Mr Chikwana’s call is in line with Government’s Transitional Stabilisation Programme which aims to eradicate corruption, which is a major source of leakages to public revenues and a cost burden to businesses among other objectives.
Speaking at the NPA two-day Anti-Corruption Training Workshop in Harare yesterday, Mr Chikwana said in the not too distant past, the two entities treated each other as outsiders.
“We were simply deceiving ourselves. Ours is a Siamese relationship. To attempt to separate the two organisations is a fatal endeavour for both of us. This is a relationship which neither of us cannot afford to do without.”

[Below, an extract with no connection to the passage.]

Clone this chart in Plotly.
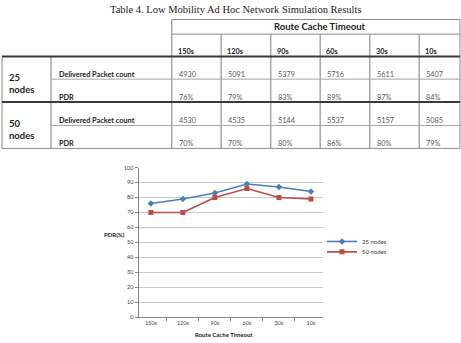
import plotly.graph_objects as go

W, H = 461, 343

# ---------------- data ----------------
categories = ["150s", "120s", "90s", "60s", "30s", "10s"]
series_names = ["25 nodes", "50 nodes"]
delivered_25 = [4930, 5091, 5379, 5716, 5611, 5407]
pdr_25 = [76, 79, 83, 89, 87, 84]
delivered_50 = [4530, 4535, 5144, 5537, 5157, 5085]
pdr_50 = [70, 70, 80, 86, 80, 79]
row_metrics = ["Delivered Packet count", "PDR"]
y_ticks = [0, 10, 20, 30, 40, 50, 60, 70, 80, 90, 100]

table_title = "Table 4. Low Mobility Ad Hoc Network Simulation Results"
group_header = "Route Cache Timeout"
x_title = "Route Cache Timeout"
y_title = "PDR(%)"

# ---------------- layout geometry (pixels) ----------------
def px(x):
    return x / W

def py(y):
    return 1 - y / H

col_edges = [171.7, 221.2, 270.7, 320.2, 369.7, 419.2, 460]
left_edge = 2
sub_edge = 51
head_top, head_mid, head_bot = 16.8, 31.7, 54.5
row_edges = [54.5, 77.5, 100.7, 124.7, 148]

shapes = []
annotations = []

def hline(y, x0, x1, color, width):
    shapes.append(dict(type="line", xref="paper", yref="paper",
                       x0=px(x0), x1=px(x1), y0=py(y), y1=py(y),
                       line=dict(color=color, width=width)))

def vline(x, y0, y1, color, width):
    shapes.append(dict(type="line", xref="paper", yref="paper",
                       x0=px(x), x1=px(x), y0=py(y0), y1=py(y1),
                       line=dict(color=color, width=width)))

def text(t, x, y, size, color="#222", bold=False, family="Lato, sans-serif",
         xanchor="left"):
    annotations.append(dict(text=f"<b>{t}</b>" if bold else t,
                            xref="paper", yref="paper", x=px(x), y=py(y),
                            xanchor=xanchor, yanchor="middle", showarrow=False,
                            align="left",
                            font=dict(size=size, color=color, family=family)))

GRAY = "#a6a6a6"
DARK = "#3a3a3a"

# header box
hline(head_top, col_edges[0], col_edges[-1], "#8c8c8c", 1)
hline(head_mid, col_edges[0], col_edges[-1], "#8c8c8c", 1)
vline(col_edges[0], head_top, row_edges[-1], GRAY, 1.5)
vline(col_edges[-1], head_top, row_edges[-1], "#8c8c8c", 1)
for xe in col_edges[1:-1]:
    vline(xe, head_mid, row_edges[-1], GRAY, 1.5)
# body
vline(left_edge, row_edges[0], row_edges[-1], "#8c8c8c", 1)
vline(sub_edge, row_edges[0], row_edges[-1], GRAY, 1.5)
hline(row_edges[0], left_edge, col_edges[-1], DARK, 2)
hline(row_edges[1], sub_edge, col_edges[-1], GRAY, 1)
hline(row_edges[2], left_edge, col_edges[-1], DARK, 2)
hline(row_edges[3], sub_edge, col_edges[-1], GRAY, 1)
hline(row_edges[4], left_edge, col_edges[-1], "#8c8c8c", 1)

# title + headers
text(table_title, 236, 7, 10.5, "#222", False, "Liberation Serif, serif", "center")
text(group_header, (col_edges[0] + col_edges[-1]) / 2 + 4, 23.5, 9.5, "#222", True,
     xanchor="center")
for i, c in enumerate(categories):
    text(c, col_edges[i] + 4, 49, 7.3, "#222", True)

# body rows
groups = [("25", [delivered_25, [f"{v}%" for v in pdr_25]]),
          ("50", [delivered_50, [f"{v}%" for v in pdr_50]])]
for g, (label, rows) in enumerate(groups):
    top = row_edges[2 * g]
    bot = row_edges[2 * g + 2]
    text(f"{label}<br>nodes", 7, (top + bot) / 2 + 4.7, 9.5, "#222", True)
    for r, vals in enumerate(rows):
        yc = row_edges[2 * g + r + 1] - 5
        text(row_metrics[r], sub_edge + 6, yc, 7.3, "#222", True)
        for i, v in enumerate(vals):
            text(str(v), col_edges[i] + 5, yc, 7.3, "#595959")

# axis titles of chart
text(y_title, 114.5, 236, 6, "#222", True, xanchor="center")
text(x_title, 224, 337.8, 6, "#222", True, xanchor="center")

# ---------------- chart ----------------
fig = go.Figure()
fig.add_trace(go.Scatter(x=categories, y=pdr_25, name=series_names[0],
                         mode="lines+markers", legend="legend",
                         line=dict(color="#4a7ebb", width=1.6),
                         marker=dict(symbol="diamond", size=5, color="#4a7ebb")))
fig.add_trace(go.Scatter(x=categories, y=pdr_50, name=series_names[1],
                         mode="lines+markers", legend="legend2",
                         line=dict(color="#be4b48", width=1.6),
                         marker=dict(symbol="square", size=5, color="#be4b48")))

axis_font = dict(size=5.5, color="#404040", family="Lato, sans-serif")
fig.update_layout(
    width=W, height=H,
    margin=dict(l=0, r=0, t=0, b=0),
    paper_bgcolor="white", plot_bgcolor="white",
    showlegend=True,
    xaxis=dict(domain=[px(138.5), px(323.3)], type="category",
               showgrid=False, showline=True, linecolor="#868686", linewidth=1,
               ticks="outside", tickson="boundaries", ticklen=3,
               tickcolor="#868686", tickfont=axis_font, fixedrange=True),
    yaxis=dict(domain=[py(320), py(167.5)], range=[0, 100], tickvals=y_ticks,
               showgrid=True, gridcolor="#c8c8c8", gridwidth=1,
               showline=True, linecolor="#868686", linewidth=1, zeroline=False,
               ticks="outside", ticklen=3, tickcolor="#868686",
               tickfont=axis_font, fixedrange=True),
    legend=dict(x=px(322), y=py(242.7), xanchor="left", yanchor="middle",
                bgcolor="rgba(0,0,0,0)", font=dict(size=6, color="#404040",
                family="Lato, sans-serif")),
    legend2=dict(x=px(322), y=py(253.3), xanchor="left", yanchor="middle",
                 bgcolor="rgba(0,0,0,0)", font=dict(size=6, color="#404040",
                 family="Lato, sans-serif")),
    shapes=shapes,
    annotations=annotations,
)

fig.write_html("out.html")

“These uncalled for and egoistic tendencies led to documented failures of the administration of justice. It follows that the NPA and JSC must constantly engage, coordinate and consult each other in order to derive maximum benefit from the synergy,” he said.
Speaking at the same event, Prosecutor-General Mr Kumbirai Hodzi said the collective efforts will help to bridge the gaps in the anti-corruption knowledge base and information sharing space.
“The broad objective of programmes like this workshop is to strengthen the ability of the NPA to implement measures against corruption and economic crimes particularly money-laundering, human trafficking and the financing of terrorism.
“We need to build capacity in our organisation so that we may fully utilise the laws that are in place to seize and forfeit illicit proceeds of crime,” he said.
Mr Hodzi said there was need to break the yoke of corruption.
“Corruption is like a cancer that is slowly choking the life of our State institutions. It is a challenge that affects everyone in the country. Corruption ultimately has a direct impact on the social and economic well-being of the people.
“We all know how corruption erodes the rule of law and where there is corruption you are sure to find that there is no equal access to justice at all,” he said.
He also said justice is not for hire nor is it for sale.
Mr Hodzi said justice should not be for those with money or the elite few who can manipulate governance systems or the judicial process to suit their personal agendas at the expense of national interests and the rule of law.
“Corruption must be effectively combated in order for us to realise sustainable development goal number 16 (Peace, Justice, and Strong Institutions. However, most of the cases are still pending in courts,” said Mr Hodzi.
The NPA has been under fire for failing to prosecute high-profile cases. When Mr Hodzi took over from Advocate Ray Goba who was suspended on allegations of failing prosecute big cases among other charges, he directed the prosecution of at least five high-profile figures on corruption charges.
The workshop which ends today is being carried out in order to build trust and strengthen cooperation between JSC and NPA in the fight against corruption.